Strong Catalan painting
International influences crept in--in fact, 12th c Madonnas look very Chinese, carved in wood with little caps, their robes folded rhythmically about them, their faces in serene meditation. Gothic retables, so difficult to find in situ, abound. The brilliant scarlet and gold of the Spanish church with delicate but severe Fathers. As the Renaissance approached, these faces acquire more creases, more character, more secular realities.

The Baroque brought a stark, brutal realism, the white wrinkled skin of the saint (being peeled off) contrasted with fierce suffering eyes. The great El Greco's John the Baptist, luminous skin stretched across a face with eyes frosted in ecstasy. Landscapes of Toledo seen from afar, a gleaming cradled city a little like today's Barcelona seen from Montjuic.
International gothic

El Greco
St. Bartholeme, de Ribera
Scenes of Barcelona then give way to a modernism like the Parisian avant-garde of the late 19th c. Workers sit exhausted in abandoned gardens, Spanish Renoirs and Pissaros. The great Maria Fortuny and his influences, paintings of Arabian deserts and a Sultana reclining, black slaves and odalisques. With modernism comes a little Picasso. Art deco furniture by Gaudi, luxurious whimsy, and across the hall the photojournalism of the Spanish Civil War, details of life in a concentration camp not far from Leran. Sculptures a la Maillol.

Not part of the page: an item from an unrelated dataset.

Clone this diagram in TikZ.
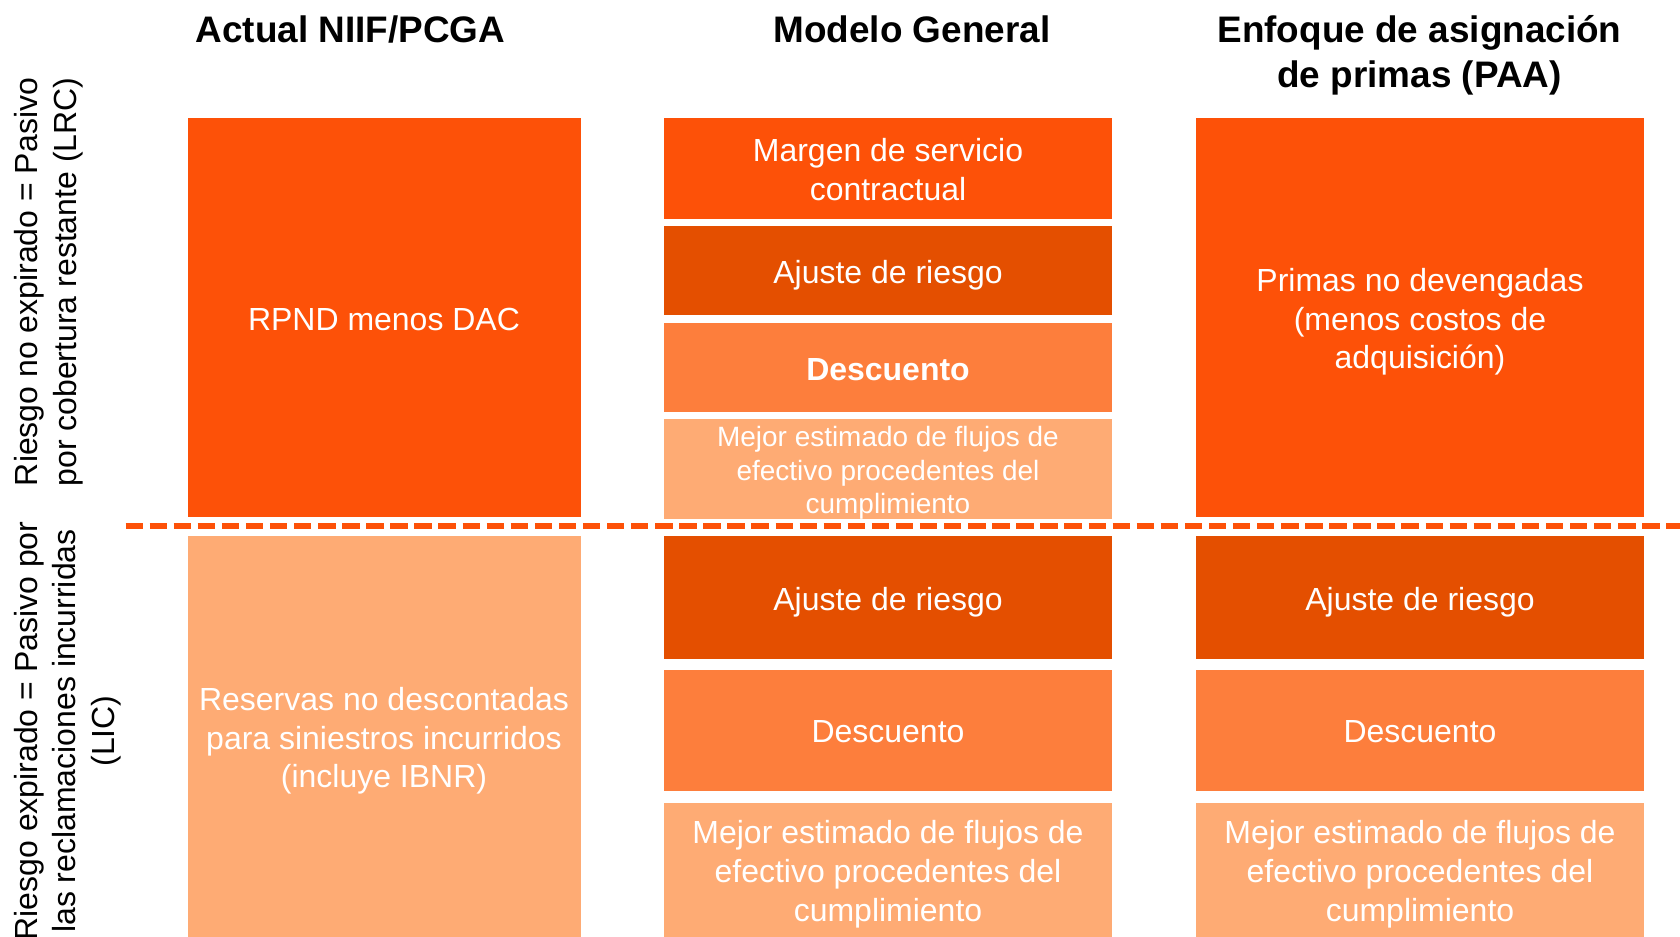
\documentclass[tikz,border=0pt]{standalone}
\usepackage{fontspec}
\setmainfont{Liberation Sans}
\definecolor{pwcOrange}{HTML}{FD5108}
\definecolor{pwcDark}{HTML}{E44F00}
\definecolor{pwcMid}{HTML}{FD7E3C}
\definecolor{pwcLight}{HTML}{FEAB74}
\newcommand{\cellstrut}{\rule{0pt}{1em}}
\begin{document}
\begin{tikzpicture}[
    header/.style={font=\fontsize{21}{25.6}\selectfont\bfseries, align=center, inner sep=0pt},
    block/.style={rectangle, inner sep=0pt, text=white, align=center, font=\fontsize{18.2}{22}\selectfont,
        execute at begin node={\rule{0pt}{1em}}, execute at end node={\rule[-0.212em]{0pt}{0.212em}}},
    side/.style={rotate=90, align=center, inner sep=0pt, font=\fontsize{18.2}{22}\selectfont},
    small/.style={font=\fontsize{15.9}{18.8}\selectfont},
    narrow/.style={minimum width=7.86cm},
    broad/.style={minimum width=8.96cm},
    strong/.style={fill=pwcOrange},
    deep/.style={fill=pwcDark},
    overlap/.style={fill=pwcMid},
    weak/.style={fill=pwcLight}
]

\useasboundingbox (0,0) rectangle (33.6,-18.74);

% Headers
\node[header, anchor=base] (hActual) at (7.01,-0.86) {Actual NIIF/PCGA};
\node[header, anchor=base] (hModelo) at (18.24,-0.86) {Modelo General};
\node[header, anchor=north] (hPAA) at (28.39,-0.31) {Enfoque de asignación\\de primas (PAA)};

% Row headers
\node[side] (sLRC) at (0.98,-5.64) {Riesgo no expirado = Pasivo\\por cobertura restante (LRC)};
\node[side] (sLIC) at (1.35,-14.62) {Riesgo expirado = Pasivo por\\las reclamaciones incurridas\\(LIC)};

% Actual NIIF/PCGA
\node[block, narrow, strong, minimum height=7.99cm] (aRPND) at (7.68,-6.35) {RPND menos DAC};
\node[block, narrow, weak, minimum height=8.04cm] (aRes) at (7.68,-14.73) {\cellstrut Reservas no descontadas\\para siniestros incurridos\\(incluye IBNR)};

% Modelo General
\node[block, broad, strong, minimum height=2.01cm] (mMargen) at (17.76,-3.37) {\cellstrut Margen de servicio\\contractual};
\node[block, broad, deep, minimum height=1.78cm] (mAjuste) at (17.76,-5.41) {Ajuste de riesgo};
\node[block, broad, overlap, minimum height=1.76cm, font=\fontsize{18.2}{22}\selectfont\bfseries] (mDesc) at (17.76,-7.35) {Descuento};
\node[block, broad, weak, small, minimum height=1.95cm] (mMejor) at (17.76,-9.38) {\cellstrut Mejor estimado de flujos de\\efectivo procedentes del\\cumplimiento};
\node[block, broad, deep, minimum height=2.46cm] (mAjusteL) at (17.76,-11.95) {Ajuste de riesgo};
\node[block, broad, overlap, minimum height=2.42cm] (mDescL) at (17.76,-14.60) {Descuento};
\node[block, broad, weak, minimum height=2.70cm] (mMejorL) at (17.76,-17.40) {\cellstrut Mejor estimado de flujos de\\efectivo procedentes del\\cumplimiento};

% Enfoque PAA
\node[block, broad, strong, minimum height=7.99cm] (pPrimas) at (28.40,-6.35) {\cellstrut Primas no devengadas\\(menos costos de\\adquisición)};
\node[block, broad, deep, minimum height=2.46cm] (pAjuste) at (28.40,-11.95) {Ajuste de riesgo};
\node[block, broad, overlap, minimum height=2.42cm] (pDesc) at (28.40,-14.60) {Descuento};
\node[block, broad, weak, minimum height=2.70cm] (pMejor) at (28.40,-17.40) {\cellstrut Mejor estimado de flujos de\\efectivo procedentes del\\cumplimiento};

% Divider
\coordinate (dStart) at (2.51,-10.52);
\coordinate (dEnd) at (33.6,-10.52);
\draw[pwcOrange, line width=2.85pt, dash pattern=on 9.9pt off 3.8pt] (dStart) -- (dEnd);

\end{tikzpicture}
\end{document}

Further up Montjuic we wandered past the Olympic Stadium, in the footsteps of the greats with Michael Jordan's amazingly small foot from the 1992 Barcelona games. A series of rocks surrounded a gray frieze of the Korean who had won the marathon. Below, Gaudi's Cathedral, Sagrada Familia, loomed its tentacles over the otherwise industrial city that sprawled over the valley, surrounded by Mediterranean hills. We wandered past a Botanical Garden and chatted with some Dutchmen. Their syndicate collects a few euros each year from its members and then sends them all on a 4-day holiday. Now they were pedaling around Barcelona.


View of the port from Montjuic castle
Up the hill, it turned out, was a cafe where we had Schweppes Limone in the hot sun and cool wind next to a sprawling French family, then climbed higher. Above was the Castle, a fortification in use over the centuries, as a defense for and offense against Barcelona below, where Lluis Campanys, president of the Generalitat de Catalunya, was executed by Franco. It has been a battleground, a museum, and now an esplanade over the sea with cafe's at different levels. We took the little funicular down as it slid round a corner, leaving Montjuic's serenity for the teeming city.